Prompt: Write out every line of the material as it stands, apart from the pictures.

--- Start Dataset section ---

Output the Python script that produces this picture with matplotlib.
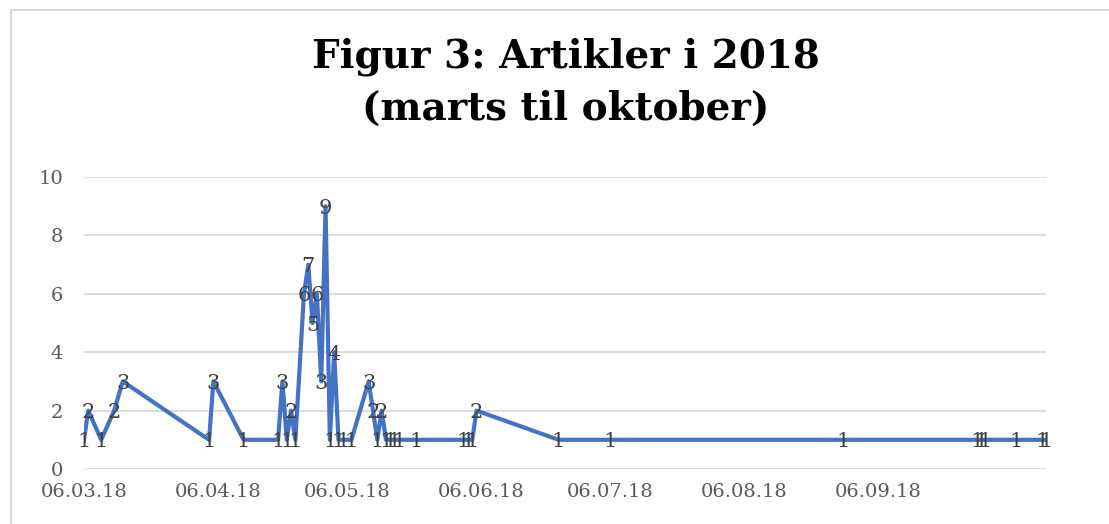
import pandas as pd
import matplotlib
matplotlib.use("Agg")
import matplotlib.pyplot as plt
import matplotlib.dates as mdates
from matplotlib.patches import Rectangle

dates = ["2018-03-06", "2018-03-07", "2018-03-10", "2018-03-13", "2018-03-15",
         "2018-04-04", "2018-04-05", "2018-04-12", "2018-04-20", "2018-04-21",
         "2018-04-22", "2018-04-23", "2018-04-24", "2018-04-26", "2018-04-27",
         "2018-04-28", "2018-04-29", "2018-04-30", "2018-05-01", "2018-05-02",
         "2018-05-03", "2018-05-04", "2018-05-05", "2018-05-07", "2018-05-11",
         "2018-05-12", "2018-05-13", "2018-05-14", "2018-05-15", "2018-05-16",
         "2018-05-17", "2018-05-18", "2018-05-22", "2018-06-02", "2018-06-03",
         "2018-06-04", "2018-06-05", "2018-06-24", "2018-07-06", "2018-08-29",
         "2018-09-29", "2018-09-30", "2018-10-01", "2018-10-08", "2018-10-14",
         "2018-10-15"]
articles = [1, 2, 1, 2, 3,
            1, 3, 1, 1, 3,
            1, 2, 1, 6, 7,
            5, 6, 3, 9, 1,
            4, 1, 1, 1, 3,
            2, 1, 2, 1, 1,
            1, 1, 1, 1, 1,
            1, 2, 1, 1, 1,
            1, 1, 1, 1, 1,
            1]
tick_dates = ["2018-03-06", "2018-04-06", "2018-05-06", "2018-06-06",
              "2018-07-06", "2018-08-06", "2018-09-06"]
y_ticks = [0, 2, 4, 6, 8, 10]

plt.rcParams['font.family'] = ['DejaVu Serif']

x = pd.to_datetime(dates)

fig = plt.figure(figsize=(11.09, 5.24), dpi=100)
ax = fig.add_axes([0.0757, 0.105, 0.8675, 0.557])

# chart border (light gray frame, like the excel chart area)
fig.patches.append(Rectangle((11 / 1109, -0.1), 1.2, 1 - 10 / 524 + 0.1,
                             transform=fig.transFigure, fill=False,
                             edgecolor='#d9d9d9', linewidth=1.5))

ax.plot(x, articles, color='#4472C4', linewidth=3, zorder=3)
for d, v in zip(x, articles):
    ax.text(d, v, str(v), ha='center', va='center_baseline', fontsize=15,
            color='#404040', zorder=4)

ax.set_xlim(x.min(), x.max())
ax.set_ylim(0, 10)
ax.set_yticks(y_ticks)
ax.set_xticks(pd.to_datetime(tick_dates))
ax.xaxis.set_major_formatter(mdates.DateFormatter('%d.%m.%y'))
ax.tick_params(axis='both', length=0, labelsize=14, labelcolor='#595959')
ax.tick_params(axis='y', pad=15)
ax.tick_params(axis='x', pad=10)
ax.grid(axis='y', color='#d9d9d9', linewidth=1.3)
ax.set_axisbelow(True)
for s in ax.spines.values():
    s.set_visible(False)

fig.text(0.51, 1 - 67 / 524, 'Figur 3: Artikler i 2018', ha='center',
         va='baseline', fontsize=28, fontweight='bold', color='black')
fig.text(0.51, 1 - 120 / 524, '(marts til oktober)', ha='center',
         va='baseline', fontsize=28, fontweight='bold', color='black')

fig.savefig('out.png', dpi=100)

--- End Dataset section ---

Task answer:
Output the Python script that produces this picture with matplotlib.
import pandas as pd
import matplotlib
matplotlib.use("Agg")
import matplotlib.pyplot as plt
import matplotlib.dates as mdates
from matplotlib.patches import Rectangle

dates = ["2018-03-06", "2018-03-07", "2018-03-10", "2018-03-13", "2018-03-15",
         "2018-04-04", "2018-04-05", "2018-04-12", "2018-04-20", "2018-04-21",
         "2018-04-22", "2018-04-23", "2018-04-24", "2018-04-26", "2018-04-27",
         "2018-04-28", "2018-04-29", "2018-04-30", "2018-05-01", "2018-05-02",
         "2018-05-03", "2018-05-04", "2018-05-05", "2018-05-07", "2018-05-11",
         "2018-05-12", "2018-05-13", "2018-05-14", "2018-05-15", "2018-05-16",
         "2018-05-17", "2018-05-18", "2018-05-22", "2018-06-02", "2018-06-03",
         "2018-06-04", "2018-06-05", "2018-06-24", "2018-07-06", "2018-08-29",
         "2018-09-29", "2018-09-30", "2018-10-01", "2018-10-08", "2018-10-14",
         "2018-10-15"]
articles = [1, 2, 1, 2, 3,
            1, 3, 1, 1, 3,
            1, 2, 1, 6, 7,
            5, 6, 3, 9, 1,
            4, 1, 1, 1, 3,
            2, 1, 2, 1, 1,
            1, 1, 1, 1, 1,
            1, 2, 1, 1, 1,
            1, 1, 1, 1, 1,
            1]
tick_dates = ["2018-03-06", "2018-04-06", "2018-05-06", "2018-06-06",
              "2018-07-06", "2018-08-06", "2018-09-06"]
y_ticks = [0, 2, 4, 6, 8, 10]

plt.rcParams['font.family'] = ['DejaVu Serif']

x = pd.to_datetime(dates)

fig = plt.figure(figsize=(11.09, 5.24), dpi=100)
ax = fig.add_axes([0.0757, 0.105, 0.8675, 0.557])

# chart border (light gray frame, like the excel chart area)
fig.patches.append(Rectangle((11 / 1109, -0.1), 1.2, 1 - 10 / 524 + 0.1,
                             transform=fig.transFigure, fill=False,
                             edgecolor='#d9d9d9', linewidth=1.5))

ax.plot(x, articles, color='#4472C4', linewidth=3, zorder=3)
for d, v in zip(x, articles):
    ax.text(d, v, str(v), ha='center', va='center_baseline', fontsize=15,
            color='#404040', zorder=4)

ax.set_xlim(x.min(), x.max())
ax.set_ylim(0, 10)
ax.set_yticks(y_ticks)
ax.set_xticks(pd.to_datetime(tick_dates))
ax.xaxis.set_major_formatter(mdates.DateFormatter('%d.%m.%y'))
ax.tick_params(axis='both', length=0, labelsize=14, labelcolor='#595959')
ax.tick_params(axis='y', pad=15)
ax.tick_params(axis='x', pad=10)
ax.grid(axis='y', color='#d9d9d9', linewidth=1.3)
ax.set_axisbelow(True)
for s in ax.spines.values():
    s.set_visible(False)

fig.text(0.51, 1 - 67 / 524, 'Figur 3: Artikler i 2018', ha='center',
         va='baseline', fontsize=28, fontweight='bold', color='black')
fig.text(0.51, 1 - 120 / 524, '(marts til oktober)', ha='center',
         va='baseline', fontsize=28, fontweight='bold', color='black')

fig.savefig('out.png', dpi=100)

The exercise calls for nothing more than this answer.